Key finding
- Swan grazing pressure during the first half of the year has reduced the subsequent growth of Ranunculus.
Chalk rivers are characterised by their species-rich macrophyte communities, dominated by water crowfoot (Ranunculus). Traditionally, river keepers have carefully managed this plant to provide favourable conditions for angling, to control water levels and reduce flood risk. A national decline in Ranunculus, coupled with the apparent deterioration in the condition of chalk rivers prompted their UK Biodiversity Action Plan (BAP) status. A significant component of the BAP requires the maintenance of the Ranunculus community.
The issue of swan grazing on ranunculus has been a controversial subject on the River Wylye (a tributary of the Hampshire Avon in Wiltshire) and elsewhere, since the early 1970s. Where herds of non-breeding swans congregate, they can deplete Ranunculus beds by over-grazing, reducing structural and biological habitat diversity. The associated loss of weed-dependent invertebrates and cover for fish has made swans unpopular with the fly-fishermen.

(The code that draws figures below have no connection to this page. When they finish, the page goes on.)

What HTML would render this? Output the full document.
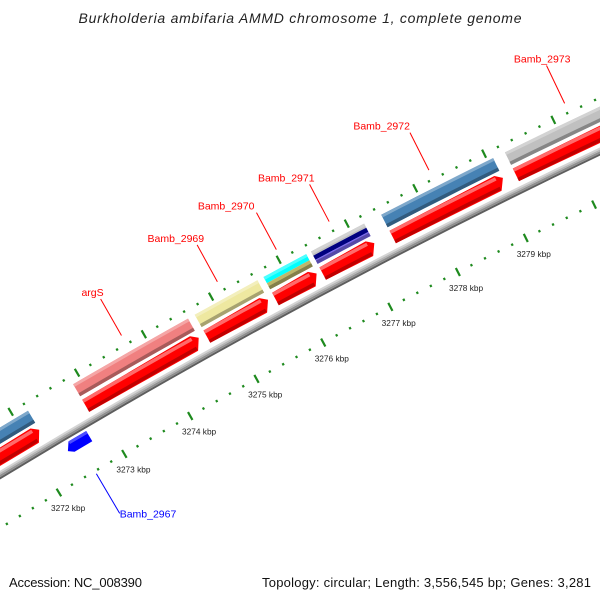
<!DOCTYPE html>
<html><head><meta charset="utf-8"><style>
html,body{margin:0;padding:0;background:#fff;width:600px;height:600px;overflow:hidden}
svg{display:block}
text{font-family:"Liberation Sans",sans-serif}
</style></head><body>
<svg id="chart" xmlns="http://www.w3.org/2000/svg" width="600" height="600" viewBox="0 0 600 600" overflow="hidden">
<rect width="600" height="600" fill="#fff"/>
<g id="plot"></g>
<text x="300" y="23" text-anchor="middle" font-size="14" font-style="italic" fill="#222" textLength="443">Burkholderia ambifaria AMMD chromosome 1, complete genome</text>
<text x="9" y="587" font-size="13" fill="#111" textLength="133">Accession: NC_008390</text>
<text x="591" y="587" font-size="13" text-anchor="end" fill="#111" textLength="329">Topology: circular; Length: 3,556,545 bp; Genes: 3,281</text>
</svg>
<script>
// ---- data ----
const tickKbp = [3272, 3273, 3274, 3275, 3276, 3277, 3278, 3279];
const tickLabels = ["3272 kbp","3273 kbp","3274 kbp","3275 kbp","3276 kbp","3277 kbp","3278 kbp","3279 kbp"];
const scaleRange = [3270, 3281];
const geneNames = ["Bamb_2966","Bamb_2967","argS","Bamb_2969","Bamb_2970","Bamb_2971","Bamb_2972","Bamb_2973"];
const geneStarts = [3270.3, 3272.38, 3272.88, 3274.7, 3275.72, 3276.42, 3277.45, 3279.25];
const geneEnds = [3272.2, 3272.72, 3274.6, 3275.63, 3276.35, 3277.2, 3279.08, 3281.2];
const geneStrands = [1, -1, 1, 1, 1, 1, 1, 1];
const geneLabelShown = [false, true, true, true, true, true, true, true];

// ---- styles (not data) ----
const geneColors = [["#4682b4"],["#0000ff"],["#f08080"],["#eee8a0"],["#00ffff","#bdb76b"],["#c0c0c0","#000080","#7b68ee"],["#4682b4"],["#c0c0c0"]];
const labelDx = [0, 0, 3, 7, -2, 5, 0, 24];

// ---- axis (circular map) ----
const CX = 3521, CY = 6287, R0 = 6750, K0 = 3275.5, A0 = -118.6, DEG_PER_KBP = 0.645;
function theta(k){ return (A0 + (k - K0) * DEG_PER_KBP) * Math.PI / 180; }
function pos(k, r){ const t = theta(k); return [CX + (R0 + r) * Math.cos(t), CY + (R0 + r) * Math.sin(t)]; }
const NS = "http://www.w3.org/2000/svg";
const plot = document.getElementById("plot");
function mk(tag, attrs, parent){ const e = document.createElementNS(NS, tag); for (const a in attrs) e.setAttribute(a, attrs[a]); (parent || plot).appendChild(e); return e; }
function shade(hex, f){ let n = parseInt(hex.slice(1), 16); let c = [(n>>16)&255, (n>>8)&255, n&255];
  c = c.map(v => f > 0 ? Math.round(v + (255 - v) * f) : Math.round(v * (1 + f))); return "rgb(" + c.join(",") + ")"; }
function pts(list){ return list.map(p => p[0].toFixed(1) + "," + p[1].toFixed(1)).join(" "); }
function band(k1, k2, r1, r2){ const a = [], n = 6; for (let i = 0; i <= n; i++) a.push(pos(k1 + (k2 - k1) * i / n, r2)); for (let i = n; i >= 0; i--) a.push(pos(k1 + (k2 - k1) * i / n, r1)); return a; }

// backbone
const bb = [["#5e5e5e", 42.5], ["#8f8f8f", 44.5], ["#b4b4b4", 46.5], ["#d4d4d4", 48]];
bb.forEach(b => {
  const c = mk("circle", {cx: CX, cy: CY, r: R0 + b[1], fill: "none", stroke: b[0], "stroke-width": 2});
  
  
});

// ticks (lower scale track at r=0, upper track at r=94)
const TRACKS = [0, 94];
const kMin = scaleRange[0], kMax = scaleRange[1];
TRACKS.forEach(tr => {
  for (let i = 0; i <= (kMax - kMin) * 5; i++) {
    const k = kMin + i * 0.2;
    const major = i % 5 === 0;
    const h = major ? 4.5 : 1.2;
    const p1 = pos(k, tr - h), p2 = pos(k, tr + h);
    const l = mk("line", {x1: p1[0], y1: p1[1], x2: p2[0], y2: p2[1], stroke: "#1e8a1e", "stroke-width": 2.2});
    
    
  }
});
tickKbp.forEach((k, i) => {
  const p = pos(k, -18);
  const t = mk("text", {x: p[0], y: p[1] + 3, "text-anchor": "middle", "font-size": "8.3", fill: "#222"});
  t.textContent = tickLabels[i];
  
  
});

// genes
geneNames.forEach((name, i) => {
  const k1 = geneStarts[i], k2 = geneEnds[i], cols = geneColors[i];
  const g = mk("g", {});
  
  
  if (geneStrands[i] > 0) {
    const r1 = 54, r2 = 68, hd = 0.09;
    const red = mk("polygon", {points: pts([pos(k1, r1), pos(k1, r2), pos(k2 - hd, r2 + 1.5), pos(k2, (r1 + r2) / 2 + 3), pos(k2 - hd, r1 - 1)]), fill: "#ff0000"}, g);
    
    
    const hi = mk("polygon", {points: pts(band(k1, k2 - hd, r2 - 3.5, r2)), fill: "#ff6a6a"}, g);
    
    
    const lo = mk("polygon", {points: pts(band(k1, k2 - hd, r1, r1 + 3.5)), fill: "#c00000"}, g);
    
    
    const gr1 = 72, gr2 = 86, n = cols.length, step = (gr2 - gr1) / n;
    cols.forEach((c, j) => {
      const top = gr2 - j * step, bot = top - step;
      const b = mk("polygon", {points: pts(band(k1, k2, bot, top)), fill: c}, g);
      
      
    });
    const ghi = mk("polygon", {points: pts(band(k1, k2, gr2 - 3, gr2)), fill: shade(cols[0], 0.3)}, g);
    
    
    const glo = mk("polygon", {points: pts(band(k1, k2, gr1, gr1 + 3.5)), fill: shade(cols[n - 1], -0.3)}, g);
    
    
  } else {
    const r1 = 27, r2 = 39, hd = 0.07;
    const b = mk("polygon", {points: pts([pos(k1, (r1 + r2) / 2 - 2), pos(k1 + hd, r2), pos(k2, r2), pos(k2, r1), pos(k1 + hd, r1)]), fill: cols[0]}, g);
    
    
    const hi = mk("polygon", {points: pts(band(k1 + hd, k2, r2 - 3, r2)), fill: shade(cols[0], 0.3)}, g);
    
    
  }
  if (geneLabelShown[i]) {
    const mid = (k1 + k2) / 2;
    const col = geneStrands[i] > 0 ? "#ff0000" : "#0000ff";
    let e, s, tx, ty, anchor;
    if (geneStrands[i] > 0) {
      e = pos(mid, 104); s = pos(mid, 146);
      tx = s[0] + labelDx[i]; ty = s[1] - 3; anchor = "end";
    } else {
      e = pos(mid, -3); s = pos(mid, -49);
      tx = s[0]; ty = s[1] + 4; anchor = "start";
    }
    const ln = mk("line", {x1: s[0], y1: s[1], x2: e[0], y2: e[1], stroke: col, "stroke-width": 1}, g);
    
    
    const t = mk("text", {x: tx, y: ty, "text-anchor": anchor, "font-size": "10.5", fill: col}, g);
    t.textContent = name;
    
    
  }
});
</script>
</body></html>
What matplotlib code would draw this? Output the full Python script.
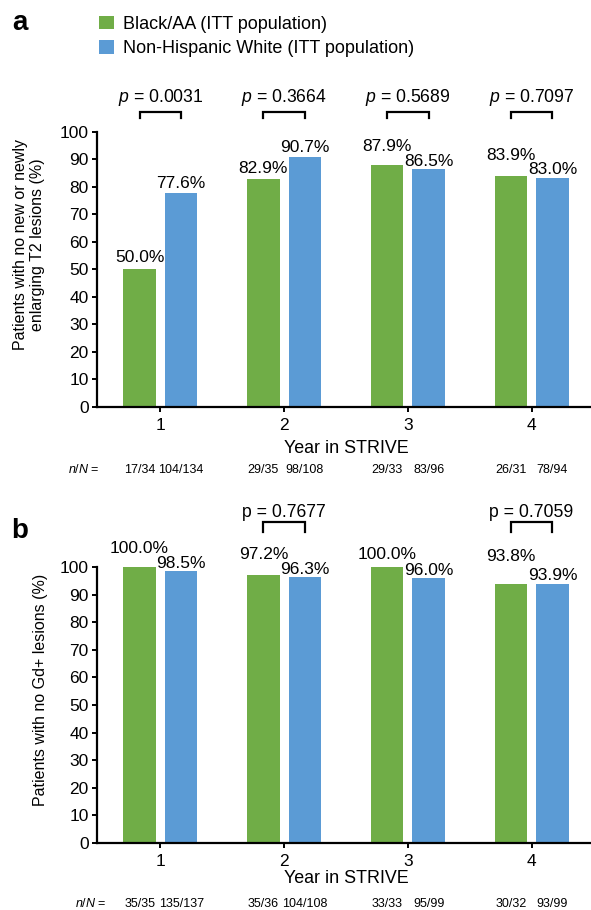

Previous research on the Wylye sought to clarify aspects of swan population biology and to consider how the effects of grazing might be relieved. Currently Wessex Water have an invertebrate study on the Wylye, and its data are available to us, so we decided that the most useful approach would be to quantify the biomass of ranunculus that may be lost through grazing.
We monitored swans at 46 sites, at two-weekly intervals from January 2004. Sites were located approximately a kilometre apart and were randomly located relative to swans.
There is no established method to measure macrophtye biomass. Previously, Ranunculus has been measured by estimating its cover. However, this lacks precision, there are inconsistencies between observers and it ignores Ranunculus volume. Destructive sampling risks consuming what you are trying to measure and is labour intensive. We therefore devised a new method using percentage cover and small samples. The samples were oven-dried and this gave us an index of biomass at each site between May and September.
In spring 2004 the resident swans comprised 17 pairs and around 65 non-breeders, including two herds of approximately 15 and 40 swans respectively. From January to April 2004, the large herd appeared to feed almost exclusively on silage grass and oilseed rape adjacent to the river. During the breeding season, when Ranunculus started growing, aggressive behaviour by territorial cobs restricted the movements of non-breeders.
For each site we calculated Ranunculus growth rates and related these to swan presence. The number of swans present had a significant negative effect on biomass growth from May to July (see Figure 1). Biomass at some sites showed a steady decline. Where swan herds were active, this was more severe. At an 'average' site (i.e. mid-range in terms of starting biomass), biomass in July was halved by the presence of just one swan between January and June. The comparative approach across sites suggested no impact of swan numbers on change in biomass from July to the end of September. However, we believe that we missed the dramatic effect of herds at sites where we were unable to sample biomass for practical reasons.
Figure 1: Relationship between Ranunculus growth and number of swans at two sites between July and the end of September
This was a preliminary study. We would like to see more work to clarify the impact of swans on Ranunculus. We would also like to know the ecological and hydrological consequences of the 'lost' Ranunculus.